---------- Data segment

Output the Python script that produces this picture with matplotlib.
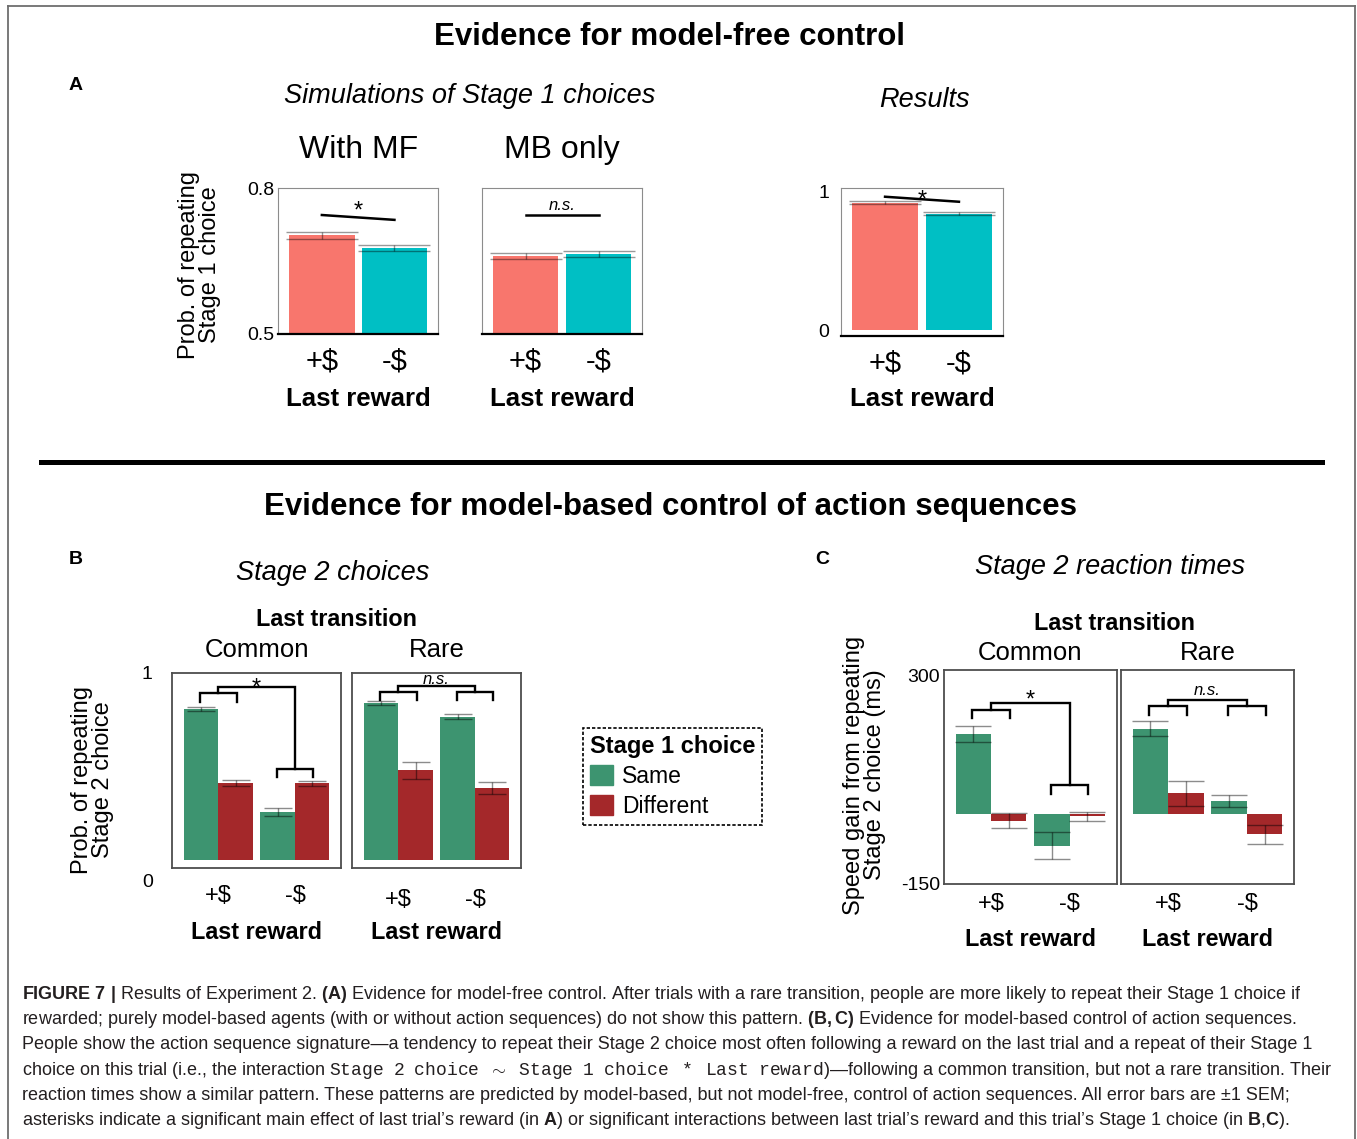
import numpy as np
import matplotlib.pyplot as plt
from matplotlib.patches import Patch
from matplotlib.lines import Line2D
from matplotlib.transforms import ScaledTranslation

plt.rcParams['font.family'] = ['Liberation Sans', 'DejaVu Sans']
plt.rcParams['mathtext.fontset'] = 'custom'
plt.rcParams['mathtext.rm'] = 'Liberation Sans'
plt.rcParams['mathtext.bf'] = 'Liberation Sans:bold'
plt.rcParams['mathtext.it'] = 'Liberation Sans:italic'
plt.rcParams['mathtext.tt'] = 'Liberation Mono'

# ---- data ----
reward_labels = ['+$', '-$']

# A: prob. of repeating Stage 1 choice
sim_mf = [0.703, 0.677]
sim_mf_err = [0.007, 0.007]
sim_mb = [0.660, 0.664]
sim_mb_err = [0.006, 0.006]
results = [0.916, 0.837]
results_err = [0.010, 0.012]

# B: prob. of repeating Stage 2 choice  (per last reward: +$, -$)
b_same_common = [0.805, 0.255]
b_diff_common = [0.410, 0.410]
b_same_common_err = [0.011, 0.021]
b_diff_common_err = [0.017, 0.013]
b_same_rare = [0.837, 0.765]
b_diff_rare = [0.479, 0.383]
b_same_rare_err = [0.012, 0.014]
b_diff_rare_err = [0.044, 0.031]

# C: speed gain from repeating Stage 2 choice (ms)
c_same_common = [173, -68]
c_diff_common = [-14, -5]
c_same_common_err = [17, 29]
c_diff_common_err = [17, 10]
c_same_rare = [185, 28]
c_diff_rare = [45, -44]
c_same_rare_err = [16, 13]
c_diff_rare_err = [27, 21]

SP = r'\ \ '
mono = r'$\mathtt{' + SP.join(['Stage', '2', 'choice', r'\sim', 'Stage', '1', 'choice', '*',
                                 'Last', 'reward']) + '}$'
caption_lines = [
    r"$\mathbf{FIGURE\ 7\ |}$ Results of Experiment 2. $\mathbf{(A)}$ Evidence for model-free control. After trials with a rare transition, people are more likely to repeat their Stage 1 choice if",
    r"rewarded; purely model-based agents (with or without action sequences) do not show this pattern. $\mathbf{(B,C)}$ Evidence for model-based control of action sequences.",
    "People show the action sequence signature\u2014a tendency to repeat their Stage 2 choice most often following a reward on the last trial and a repeat of their Stage 1",
    "choice on this trial (i.e., the interaction " + mono + ")\u2014following a common transition, but not a rare transition. Their",
    "reaction times show a similar pattern. These patterns are predicted by model-based, but not model-free, control of action sequences. All error bars are \u00b11 SEM;",
    r"asterisks indicate a significant main effect of last trial’s reward (in $\mathbf{A}$) or significant interactions between last trial’s reward and this trial’s Stage 1 choice (in $\mathbf{B}$,$\mathbf{C}$).",
]

RED, TEAL = '#f8766d', '#00bfc4'
GREEN, DRED = '#3d9470', '#a4282a'

W, H = 1357, 1139


def fx(x):
    return x / W


def fy(y):
    return 1 - y / H


def box(l, t, r, b):
    return [l / W, 1 - b / H, (r - l) / W, (b - t) / H]


fig = plt.figure(figsize=(W / 100, H / 100), dpi=100)


def panel_a(ax, vals, errs, ylim, yticks, ylabels):
    x = np.arange(1, len(vals) + 1)
    ax.bar(x, vals, width=0.9, color=[RED, TEAL])
    ax.errorbar(x, vals, yerr=errs, fmt='none', ecolor='black', alpha=0.4,
                elinewidth=1, capsize=26, capthick=1)
    ax.set_xlim(0.4, 2.6)
    ax.set_ylim(*ylim)
    ax.set_yticks(yticks)
    ax.set_yticklabels(ylabels, fontsize=14)
    ax.set_xticks(x)
    ax.set_xticklabels(reward_labels, fontsize=21)
    ax.tick_params(length=0)
    ax.tick_params(axis='x', pad=10)
    for s in ['top', 'left', 'right']:
        ax.spines[s].set_color('#8c8c8c')
        ax.spines[s].set_linewidth(0.8)
    ax.spines['bottom'].set_color('black')
    ax.spines['bottom'].set_linewidth(1.6)
    ax.set_xlabel('Last reward', fontsize=18.5, fontweight='bold')


# ---- Panel A ----
ax1 = fig.add_axes(box(278.3, 188.3, 438, 334))
panel_a(ax1, sim_mf, sim_mf_err, (0.5, 0.8), [0.5, 0.8], ['0.5', '0.8'])
ax1.tick_params(axis='y', pad=3)
ax1.plot([1, 2], [0.745, 0.735], color='black', lw=1.8)
ax1.text(1.5, 0.7395, '*', ha='center', va='baseline', fontsize=17)
ax1.set_title('With MF', fontsize=23, pad=22)
ax1.set_ylabel('Prob. of repeating\nStage 1 choice', fontsize=17, linespacing=0.95)
ax1.yaxis.set_label_coords(-0.359, 0.474)
ax1.xaxis.set_label_coords(0.5, -0.364)

ax2 = fig.add_axes(box(481.7, 188.3, 642.3, 334))
panel_a(ax2, sim_mb, sim_mb_err, (0.5, 0.8), [], [])
ax2.plot([1, 2], [0.744, 0.744], color='black', lw=1.8)
ax2.text(1.5, 0.755, 'n.s.', ha='center', va='baseline', fontsize=12, style='italic')
ax2.set_title('MB only', fontsize=23, pad=22)
ax2.xaxis.set_label_coords(0.5, -0.364)

ax3 = fig.add_axes(box(840.7, 187.7, 1003.3, 335.7))
panel_a(ax3, results, results_err, (-0.04, 1.024), [0, 1], ['0', '1'])
ax3.tick_params(axis='y', pad=8)
ax3.plot([1, 2], [0.959, 0.923], color='black', lw=1.8)
ax3.text(1.5, 0.892, '*', ha='center', va='baseline', fontsize=17)
ax3.xaxis.set_label_coords(0.5, -0.347)

fig.text(fx(669), fy(37), 'Evidence for model-free control', ha='center', va='center',
         fontsize=22.5, fontweight='bold')
fig.text(fx(76), fy(85), 'A', ha='center', va='center', fontsize=14, fontweight='bold')
fig.text(fx(470), fy(96), 'Simulations of Stage 1 choices', ha='center', va='center',
         fontsize=19.5, style='italic')
fig.text(fx(924), fy(100), 'Results', ha='center', va='center', fontsize=19.5, style='italic')

# separator
fig.add_artist(Line2D([fx(41), fx(1322)], [fy(462), fy(462)], color='black', lw=3.6))


# ---- Panels B and C ----
def bracket(ax, x0, x1, y, leg):
    ax.plot([x0, x0, x1, x1], [y - leg, y, y, y - leg], color='black', lw=1.7,
            solid_joinstyle='miter')


def panel_bc(ax, same, diff, same_err, diff_err, ylim, capsize, fs_tick):
    g = np.arange(1, len(same) + 1)
    ax.bar(g - 0.225, same, width=0.45, color=GREEN)
    ax.bar(g + 0.225, diff, width=0.45, color=DRED)
    ax.errorbar(g - 0.225, same, yerr=same_err, fmt='none', ecolor='black', alpha=0.45,
                elinewidth=1, capsize=capsize, capthick=1)
    ax.errorbar(g + 0.225, diff, yerr=diff_err, fmt='none', ecolor='black', alpha=0.45,
                elinewidth=1, capsize=capsize, capthick=1)
    ax.set_xlim(0.4, 2.6)
    ax.set_ylim(*ylim)
    ax.set_xticks(g)
    ax.set_xticklabels(reward_labels, fontsize=fs_tick)
    ax.tick_params(length=0)
    for s in ax.spines.values():
        s.set_color('#4d4d4d')
        s.set_linewidth(1.3)
    ax.set_xlabel('Last reward', fontsize=16.8, fontweight='bold')
    return g


# B
bax1 = fig.add_axes(box(172.3, 672.7, 341, 868.3))
panel_bc(bax1, b_same_common, b_diff_common, b_same_common_err, b_diff_common_err,
         (-0.044, 1.0), 10, 17)
bax1.set_yticks([0, 1])
bax1.set_yticklabels(['0', '1'], fontsize=14)
bax1.tick_params(axis='y', pad=14)
bax1.tick_params(axis='x', pad=12)
bracket(bax1, 1 - 0.24, 1 + 0.24, 0.89, 0.045)
bracket(bax1, 2 - 0.24, 2 + 0.24, 0.486, 0.041)
bax1.plot([1, 1, 2, 2], [0.89, 0.925, 0.925, 0.486], color='black', lw=1.7,
          solid_joinstyle='miter')
bax1.text(1.5, 0.884, '*', ha='center', va='baseline', fontsize=17)
bax1.set_title('Common', fontsize=18.5, pad=11)
bax1.set_ylabel('Prob. of repeating\nStage 2 choice', fontsize=17, linespacing=0.95)
bax1.yaxis.set_label_coords(-0.346, 0.451)
bax1.xaxis.set_label_coords(0.5, -0.269)
# the "0" label sits below the panel in the original
zero_lab = bax1.yaxis.get_major_ticks()[0].label1
zero_lab.set_transform(zero_lab.get_transform() +
                       ScaledTranslation(0, -0.2, fig.dpi_scale_trans))

bax2 = fig.add_axes(box(352.3, 672.7, 521, 868.3))
panel_bc(bax2, b_same_rare, b_diff_rare, b_same_rare_err, b_diff_rare_err,
         (-0.044, 1.0), 10, 17)
bax2.set_yticks([])
bax2.tick_params(axis='x', pad=15)
bracket(bax2, 1 - 0.24, 1 + 0.24, 0.899, 0.045)
bracket(bax2, 2 - 0.24, 2 + 0.24, 0.899, 0.045)
bax2.plot([1, 1, 2, 2], [0.899, 0.929, 0.929, 0.899], color='black', lw=1.7,
          solid_joinstyle='miter')
bax2.text(1.5, 0.938, 'n.s.', ha='center', va='baseline', fontsize=12, style='italic')
bax2.set_title('Rare', fontsize=18.5, pad=11)
bax2.xaxis.set_label_coords(0.5, -0.269)

# C
C_YLIM = (-152, 312)
cax1 = fig.add_axes(box(944, 670, 1116.7, 884.3))
panel_bc(cax1, c_same_common, c_diff_common, c_same_common_err, c_diff_common_err,
         C_YLIM, 13, 17)
cax1.set_yticks([-150, 300])
cax1.set_yticklabels(['-150', '300'], fontsize=14)
cax1.tick_params(axis='y', pad=3)
cax1.tick_params(axis='x', pad=6)
bracket(cax1, 1 - 0.24, 1 + 0.24, 226, 18)
bracket(cax1, 2 - 0.24, 2 + 0.24, 62, 18)
cax1.plot([1, 1, 2, 2], [226, 240, 240, 62], color='black', lw=1.7, solid_joinstyle='miter')
cax1.text(1.5, 233, '*', ha='center', va='baseline', fontsize=17)
cax1.set_title('Common', fontsize=18.5, pad=7)
cax1.set_ylabel('Speed gain from repeating\nStage 2 choice (ms)', fontsize=17, linespacing=0.95)
cax1.yaxis.set_label_coords(-0.336, 0.51)
cax1.xaxis.set_label_coords(0.5, -0.205)

cax2 = fig.add_axes(box(1120.7, 670, 1294.3, 884.3))
panel_bc(cax2, c_same_rare, c_diff_rare, c_same_rare_err, c_diff_rare_err,
         C_YLIM, 13, 17)
cax2.set_yticks([])
cax2.tick_params(axis='x', pad=6)
bracket(cax2, 1 - 0.24, 1 + 0.24, 235, 20)
bracket(cax2, 2 - 0.24, 2 + 0.24, 235, 20)
cax2.plot([1, 1, 2, 2], [235, 246, 246, 235], color='black', lw=1.7, solid_joinstyle='miter')
cax2.text(1.5, 258, 'n.s.', ha='center', va='baseline', fontsize=12, style='italic')
cax2.set_title('Rare', fontsize=18.5, pad=7)
cax2.xaxis.set_label_coords(0.5, -0.205)

fig.text(fx(670), fy(507), 'Evidence for model-based control of action sequences',
         ha='center', va='center', fontsize=22.5, fontweight='bold')
fig.text(fx(76), fy(560), 'B', ha='center', va='center', fontsize=14, fontweight='bold')
fig.text(fx(822), fy(560), 'C', ha='center', va='center', fontsize=14, fontweight='bold')
fig.text(fx(333), fy(573), 'Stage 2 choices', ha='center', va='center', fontsize=19.5,
         style='italic')
fig.text(fx(1110), fy(567), 'Stage 2 reaction times', ha='center', va='center',
         fontsize=19.5, style='italic')
fig.text(fx(336), fy(620), 'Last transition', ha='center', va='center', fontsize=16.8,
         fontweight='bold')
fig.text(fx(1114), fy(624), 'Last transition', ha='center', va='center', fontsize=16.8,
         fontweight='bold')

# legend
leg = fig.legend(handles=[Patch(color=GREEN, label='Same'), Patch(color=DRED, label='Different')],
                 title='Stage 1 choice', loc='upper left',
                 bbox_to_anchor=(fx(583), fy(728)), borderaxespad=0, fontsize=16.5,
                 title_fontproperties={'weight': 'bold', 'size': 17},
                 frameon=True, fancybox=False, edgecolor='black', framealpha=1,
                 handlelength=1.0, handleheight=1.0, alignment='left',
                 borderpad=0.3, labelspacing=0.3, handletextpad=0.4)
leg.get_frame().set_linestyle((0, (2, 1.2)))
leg.get_frame().set_linewidth(1.2)

# caption
for i, line in enumerate(caption_lines):
    fig.text(fx(22), fy(999 + 25.2 * i), line, ha='left', va='baseline', fontsize=13.0,
             color='#231f20')

# frame around figure
frame_kw = dict(color='#6e6e6e', lw=1.3)
fig.add_artist(Line2D([fx(8), fx(8)], [fy(6), 0], **frame_kw))
fig.add_artist(Line2D([fx(8), fx(1355)], [fy(6), fy(6)], **frame_kw))
fig.add_artist(Line2D([fx(1355), fx(1355)], [fy(6), 0], **frame_kw))

fig.savefig('out.png', dpi=100)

--------------------

▶ _Objective_: Pictures stay out. Repeat only the lines from the beginning of the data through the line that has "from matplotlib.transforms import".

▶ _Solution for this exercise_:
Output the Python script that produces this picture with matplotlib.
import numpy as np
import matplotlib.pyplot as plt
from matplotlib.patches import Patch
from matplotlib.lines import Line2D
from matplotlib.transforms import ScaledTranslation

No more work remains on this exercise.